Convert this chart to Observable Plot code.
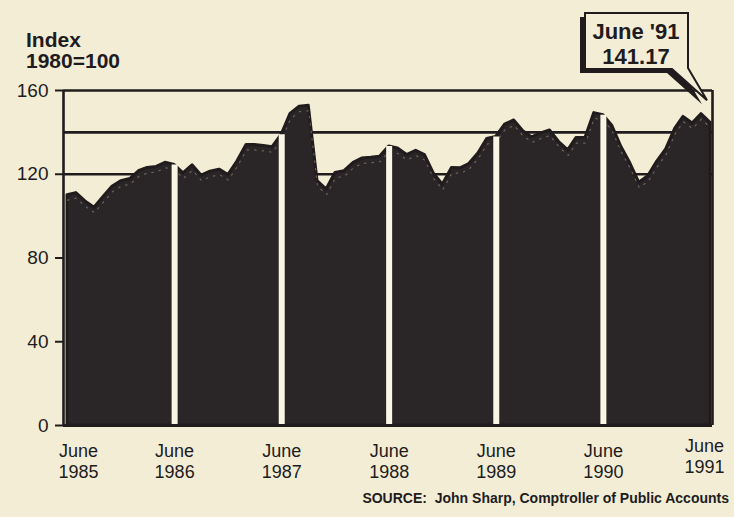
<!DOCTYPE html>
<html><head><meta charset="utf-8">
<script src="https://cdn.jsdelivr.net/npm/d3@7"></script>
<script src="https://cdn.jsdelivr.net/npm/@observablehq/plot@0.6"></script>
<style>
body{margin:0;background:#f4edd6;}
#chart{width:734px;height:517px;overflow:hidden;}
svg{font-family:"Liberation Sans",Arial,sans-serif;}
</style></head><body>
<div id="chart"></div>
<script>
// Monthly index, June 1985 .. June 1991 (1980=100)
const startYear = 1985, startMonth = 5; // June
const indexValues = [110,111,107,104,109,114,116.7,117.7,121.6,123,
  123.5,125.5,124.4,120.4,124.3,119.3,121.2,122.2,119.6,126.1,
  134,134,133.5,132.9,138.9,148.8,152.3,152.7,116.7,112.7,
  120.6,121.5,125.5,127.5,127.9,128.4,133.3,132.3,129.2,131.2,
  129.1,120.1,115,123,122.9,124.9,129.9,136.8,137.8,143.7,
  145.7,140.6,137.6,139.5,140.9,135.4,131.4,137.3,137.3,149.2,
  148.2,143.2,133.1,125.1,116,119,125.9,131.9,141.8,147.4,
  144.2,148.7,144.6];
const yTicks = [0, 40, 80, 120, 160];
const gridLines = [120, 140, 160];
const labelYears = [1985, 1986, 1987, 1988, 1989, 1990, 1991];
const titleLines = ["Index", "1980=100"];
const calloutLines = ["June '91", "141.17"];
const sourceText = "SOURCE:\u00a0 John Sharp, Comptroller of Public Accounts";

const data = indexValues.map((v, i) => ({date: new Date(Date.UTC(startYear, startMonth + i, 1)), value: v}));
const first = data[0], last = data[data.length - 1];
const gaps = data.filter(d => d.date.getUTCMonth() === startMonth && d !== first && d !== last);
const labels = labelYears.map(y => ({date: new Date(Date.UTC(y, startMonth, 1)), label: `June\n${y}`}));
const ink = "#201c1d";

const plot = Plot.plot({
  width: 734, height: 517,
  marginTop: 90, marginBottom: 92, marginLeft: 63, marginRight: 22,
  insetLeft: 4, insetRight: 2,
  style: {background: "transparent", color: ink},
  x: {type: "utc", domain: [first.date, last.date], axis: null},
  y: {domain: [0, 160], axis: null},
  marks: [
    Plot.ruleY(gridLines, {stroke: ink, strokeWidth: 2.6}),
    Plot.ruleX([first], {x: "date", y1: 0, y2: 160, dx: -4, stroke: ink, strokeWidth: 2.6}),
    Plot.ruleX([last], {x: "date", y1: 0, y2: 160, dx: 2, stroke: ink, strokeWidth: 2.6}),
    Plot.areaY(data, {x: "date", y: "value", fill: "#2a2526", stroke: ink, strokeWidth: 3, strokeLinejoin: "round"}),
    Plot.lineY(data, {x: "date", y: "value", dy: 5, stroke: "#cfc6ad", strokeWidth: 1.2, strokeDasharray: "1.5 6", opacity: 0.4}),
    Plot.ruleX(gaps, {x: "date", y1: 0, y2: "value", stroke: "#faf6e6", strokeWidth: 6}),
    Plot.ruleY([0], {stroke: ink, strokeWidth: 3}),
    Plot.axisY(yTicks, {label: null, tickSize: 8, tickPadding: 7, fontSize: 19, stroke: ink, strokeWidth: 2}),
    Plot.text(labels.slice(1, -1), {x: "date", text: "label", frameAnchor: "bottom", lineAnchor: "top", dy: 16, fontSize: 18, lineHeight: 1.2, fill: ink}),
    Plot.text(labels.slice(0, 1), {x: "date", text: "label", frameAnchor: "bottom", lineAnchor: "top", dy: 16, dx: 11, fontSize: 18, lineHeight: 1.2, fill: ink}),
    Plot.text(labels.slice(-1), {x: "date", text: "label", frameAnchor: "bottom", lineAnchor: "top", dy: 11, dx: -6, fontSize: 18, lineHeight: 1.2, fill: ink})
  ]
});
document.getElementById("chart").appendChild(plot);

const svg = d3.select(plot);
const xs = plot.scale("x"), ys = plot.scale("y");

// Title
svg.append("text").attr("x", 26).attr("y", 47).attr("text-anchor", "start").attr("font-size", 21).attr("font-weight", "bold").attr("fill", ink).text(titleLines[0]);
svg.append("text").attr("x", 26).attr("y", 68).attr("text-anchor", "start").attr("font-size", 21).attr("font-weight", "bold").attr("fill", ink).text(titleLines[1]);

// Callout pointing at the last point
const tipX = xs.apply(last.date) - 3, tipY = ys.apply(last.value) - 22;
const bx0 = 585, bx1 = 688, by0 = 13, by1 = 69;
const path = `M${bx0},${by0}L${bx1},${by0}L${bx1},${by1 - 1}L${tipX},${tipY}L${bx1 - 16},${by1}L${bx0},${by1}Z`;
svg.append("path").attr("d", path).attr("transform", "translate(-5,4)").attr("fill", ink);
svg.append("path").attr("d", path).attr("fill", "#f4edd6").attr("stroke", ink).attr("stroke-width", 2).attr("stroke-linejoin", "miter");
svg.append("text").attr("x", 636).attr("y", 39).attr("text-anchor", "middle").attr("font-size", 22).attr("font-weight", "bold").attr("fill", ink).text(calloutLines[0]);
svg.append("text").attr("x", 636).attr("y", 64).attr("text-anchor", "middle").attr("font-size", 22).attr("font-weight", "bold").attr("fill", ink).text(calloutLines[1]);

// Source
svg.append("text").attr("x", 729).attr("y", 503).attr("text-anchor", "end")
  .attr("font-size", 14).attr("font-weight", "bold").attr("fill", ink).text(sourceText);
</script>
</body></html>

● ● ● ● ● ● ●

> What you need to do: Omit every picture, then repeat the remaining data exactly as it appears above.

> Result of the task:
Convert this chart to Observable Plot code.
<!DOCTYPE html>
<html><head><meta charset="utf-8">
<script src="https://cdn.jsdelivr.net/npm/d3@7"></script>
<script src="https://cdn.jsdelivr.net/npm/@observablehq/plot@0.6"></script>
<style>
body{margin:0;background:#f4edd6;}
#chart{width:734px;height:517px;overflow:hidden;}
svg{font-family:"Liberation Sans",Arial,sans-serif;}
</style></head><body>
<div id="chart"></div>
<script>
// Monthly index, June 1985 .. June 1991 (1980=100)
const startYear = 1985, startMonth = 5; // June
const indexValues = [110,111,107,104,109,114,116.7,117.7,121.6,123,
  123.5,125.5,124.4,120.4,124.3,119.3,121.2,122.2,119.6,126.1,
  134,134,133.5,132.9,138.9,148.8,152.3,152.7,116.7,112.7,
  120.6,121.5,125.5,127.5,127.9,128.4,133.3,132.3,129.2,131.2,
  129.1,120.1,115,123,122.9,124.9,129.9,136.8,137.8,143.7,
  145.7,140.6,137.6,139.5,140.9,135.4,131.4,137.3,137.3,149.2,
  148.2,143.2,133.1,125.1,116,119,125.9,131.9,141.8,147.4,
  144.2,148.7,144.6];
const yTicks = [0, 40, 80, 120, 160];
const gridLines = [120, 140, 160];
const labelYears = [1985, 1986, 1987, 1988, 1989, 1990, 1991];
const titleLines = ["Index", "1980=100"];
const calloutLines = ["June '91", "141.17"];
const sourceText = "SOURCE:\u00a0 John Sharp, Comptroller of Public Accounts";

const data = indexValues.map((v, i) => ({date: new Date(Date.UTC(startYear, startMonth + i, 1)), value: v}));
const first = data[0], last = data[data.length - 1];
const gaps = data.filter(d => d.date.getUTCMonth() === startMonth && d !== first && d !== last);
const labels = labelYears.map(y => ({date: new Date(Date.UTC(y, startMonth, 1)), label: `June\n${y}`}));
const ink = "#201c1d";

const plot = Plot.plot({
  width: 734, height: 517,
  marginTop: 90, marginBottom: 92, marginLeft: 63, marginRight: 22,
  insetLeft: 4, insetRight: 2,
  style: {background: "transparent", color: ink},
  x: {type: "utc", domain: [first.date, last.date], axis: null},
  y: {domain: [0, 160], axis: null},
  marks: [
    Plot.ruleY(gridLines, {stroke: ink, strokeWidth: 2.6}),
    Plot.ruleX([first], {x: "date", y1: 0, y2: 160, dx: -4, stroke: ink, strokeWidth: 2.6}),
    Plot.ruleX([last], {x: "date", y1: 0, y2: 160, dx: 2, stroke: ink, strokeWidth: 2.6}),
    Plot.areaY(data, {x: "date", y: "value", fill: "#2a2526", stroke: ink, strokeWidth: 3, strokeLinejoin: "round"}),
    Plot.lineY(data, {x: "date", y: "value", dy: 5, stroke: "#cfc6ad", strokeWidth: 1.2, strokeDasharray: "1.5 6", opacity: 0.4}),
    Plot.ruleX(gaps, {x: "date", y1: 0, y2: "value", stroke: "#faf6e6", strokeWidth: 6}),
    Plot.ruleY([0], {stroke: ink, strokeWidth: 3}),
    Plot.axisY(yTicks, {label: null, tickSize: 8, tickPadding: 7, fontSize: 19, stroke: ink, strokeWidth: 2}),
    Plot.text(labels.slice(1, -1), {x: "date", text: "label", frameAnchor: "bottom", lineAnchor: "top", dy: 16, fontSize: 18, lineHeight: 1.2, fill: ink}),
    Plot.text(labels.slice(0, 1), {x: "date", text: "label", frameAnchor: "bottom", lineAnchor: "top", dy: 16, dx: 11, fontSize: 18, lineHeight: 1.2, fill: ink}),
    Plot.text(labels.slice(-1), {x: "date", text: "label", frameAnchor: "bottom", lineAnchor: "top", dy: 11, dx: -6, fontSize: 18, lineHeight: 1.2, fill: ink})
  ]
});
document.getElementById("chart").appendChild(plot);

const svg = d3.select(plot);
const xs = plot.scale("x"), ys = plot.scale("y");

// Title
svg.append("text").attr("x", 26).attr("y", 47).attr("text-anchor", "start").attr("font-size", 21).attr("font-weight", "bold").attr("fill", ink).text(titleLines[0]);
svg.append("text").attr("x", 26).attr("y", 68).attr("text-anchor", "start").attr("font-size", 21).attr("font-weight", "bold").attr("fill", ink).text(titleLines[1]);

// Callout pointing at the last point
const tipX = xs.apply(last.date) - 3, tipY = ys.apply(last.value) - 22;
const bx0 = 585, bx1 = 688, by0 = 13, by1 = 69;
const path = `M${bx0},${by0}L${bx1},${by0}L${bx1},${by1 - 1}L${tipX},${tipY}L${bx1 - 16},${by1}L${bx0},${by1}Z`;
svg.append("path").attr("d", path).attr("transform", "translate(-5,4)").attr("fill", ink);
svg.append("path").attr("d", path).attr("fill", "#f4edd6").attr("stroke", ink).attr("stroke-width", 2).attr("stroke-linejoin", "miter");
svg.append("text").attr("x", 636).attr("y", 39).attr("text-anchor", "middle").attr("font-size", 22).attr("font-weight", "bold").attr("fill", ink).text(calloutLines[0]);
svg.append("text").attr("x", 636).attr("y", 64).attr("text-anchor", "middle").attr("font-size", 22).attr("font-weight", "bold").attr("fill", ink).text(calloutLines[1]);

// Source
svg.append("text").attr("x", 729).attr("y", 503).attr("text-anchor", "end")
  .attr("font-size", 14).attr("font-weight", "bold").attr("fill", ink).text(sourceText);
</script>
</body></html>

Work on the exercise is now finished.